There is also something to be said for including one detail that gets people talking. Maybe it is a mini bottle at each place setting, a wish card for the year ahead, a mirrored disco accent, or a dessert stand piled with chocolates. These touches create little moments of discovery. Guests sit down and immediately have something to comment on, which is wonderful for energy, especially if not everyone knows each other well.
And perhaps the biggest New Year’s Eve lesson of all is that decoration works best when it supports the mood you want. If you want the night to feel elegant, keep the palette simple and let candlelight do the work. If you want it to feel playful, use crackers, confetti, and cheeky little favors. If you want it to feel cozy, bring in greenery, warm metallics, and soft textiles. The most memorable tables are not the busiest. They are the most consistent. They tell one clear story and let the people around the table bring the rest of the magic.

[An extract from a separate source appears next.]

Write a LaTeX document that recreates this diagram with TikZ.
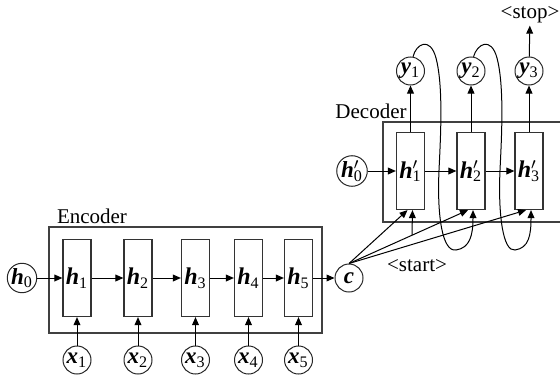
\documentclass[tikz,border=0pt]{standalone}
\usepackage{amsmath,amssymb}
\usepackage{fontspec}
\setmainfont{Liberation Serif}
\usetikzlibrary{arrows.meta,positioning,calc}
\newcommand\vsym[2]{\textbf{\textit{#1}}\textsubscript{#2}}
\newcommand\vpsym[2]{\textbf{\textit{#1}}\rlap{$^{\prime}$}\textsubscript{#2}}
\tikzset{
  cell/.style={draw=black!80,minimum width=14pt,minimum height=38.5pt,inner sep=0pt,
               line width=0.6pt,font=\fontsize{12}{14}\selectfont},
  token/.style={circle,draw=black!85,minimum size=14pt,inner sep=0pt,line width=0.5pt,
                font=\fontsize{11.5}{13}\selectfont},
  frame/.style={draw=black!75,line width=0.6pt},
  flow/.style={-{Triangle[length=4pt,width=3.4pt]},line width=0.5pt},
  tag/.style={font=\fontsize{10.5}{12}\selectfont,inner sep=1pt},
}
\begin{document}
\begin{tikzpicture}[x=0.5pt,y=-0.5pt]
  \useasboundingbox (0,0) rectangle (560,374);
  % encoder
  \draw[frame] (49,227) rectangle (322,333);
  \node[tag] (enc) at (92,216) {Encoder};
  \node[token] (h0) at (22,278) {\vsym{h}{0}};
  \foreach \i/\px in {1/77,2/138,3/195.5,4/248.5,5/298.5}{
    \node[cell] (e\i) at (\px,278) {\vsym{h}{\i}};
    \node[token] (x\i) at (\px,360) {\vsym{x}{\i}};
    \draw[flow] (x\i) -- (e\i);
  }
  \node[token] (c) at (349,278) {\textbf{\textit{c}}};
  \draw[flow] (h0) -- (e1);
  \draw[flow] (e1) -- (e2); \draw[flow] (e2) -- (e3); \draw[flow] (e3) -- (e4);
  \draw[flow] (e4) -- (e5); \draw[flow] (e5) -- (c);
  % decoder
  \draw[frame] (562,122) -| (383,222) -- (562,222);
  \node[tag] (dec) at (371,111) {Decoder};
  \node[token] (d0) at (352,171) {\vpsym{h}{0}};
  \foreach \i/\px in {1/410.5,2/471,3/529}{
    \node[cell] (d\i) at (\px,171) {\vpsym{h}{\i}};
    \node[token] (y\i) at (\px,71) {\vsym{y}{\i}};
    \draw[flow] (d\i) -- (y\i);
    \draw[flow] (c.north) -- ([xshift=-1.5pt]d\i.south);
  }
  \draw[flow] (d0) -- (d1); \draw[flow] (d1) -- (d2); \draw[flow] (d2) -- (d3);
  \node[tag] (stop) at (530,15) {\textless{}stop\textgreater};
  \draw[flow] (y3) -- (stop);
  \node[tag] (start) at (417,266) {\textless{}start\textgreater};
  \coordinate (st) at (412,235);
  \draw[flow] (st) -- ([xshift=1pt]d1.south);
  % feedback of outputs
  \draw[flow] (y1.80) .. controls (416,44) and (430,36) .. (436,58)
    .. controls (443,85) and (441,130) .. (439,170)
    .. controls (437,215) and (442,252) .. (456,250)
    .. controls (470,248) and (473,235) .. ([xshift=1pt]d2.south);
  \draw[flow] (y2.80) .. controls (477,44) and (491,36) .. (497,58)
    .. controls (504,85) and (502,130) .. (500,170)
    .. controls (498,215) and (503,252) .. (515,250)
    .. controls (529,248) and (531,235) .. ([xshift=1pt]d3.south);
\end{tikzpicture}
\end{document}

So yes, decorate the table. Add the shimmer, tie the ribbon, light the candles, and place the tiny chocolates like the thoughtful genius you are. But remember that the real point of New Year’s table décor is not to impress the internet. It is to create a setting where people feel celebratory, comfortable, and excited to stay a little longer. And that, glitter aside, is always what makes a table unforgettable.
Conclusion
The best New Year’s table decorations blend beauty, comfort, and a little sparkle-induced optimism. Whether you choose a dramatic midnight palette, a greenery runner with candles, disco ball accents, personalized place cards, or edible decorative touches, the goal is the same: make your guests feel like they are part of something festive and memorable. Start with one strong theme, layer in a few meaningful details, and let the table support the celebration instead of stealing the show. When done well, your New Year’s Eve table becomes more than decoration. It becomes part of the night’s story.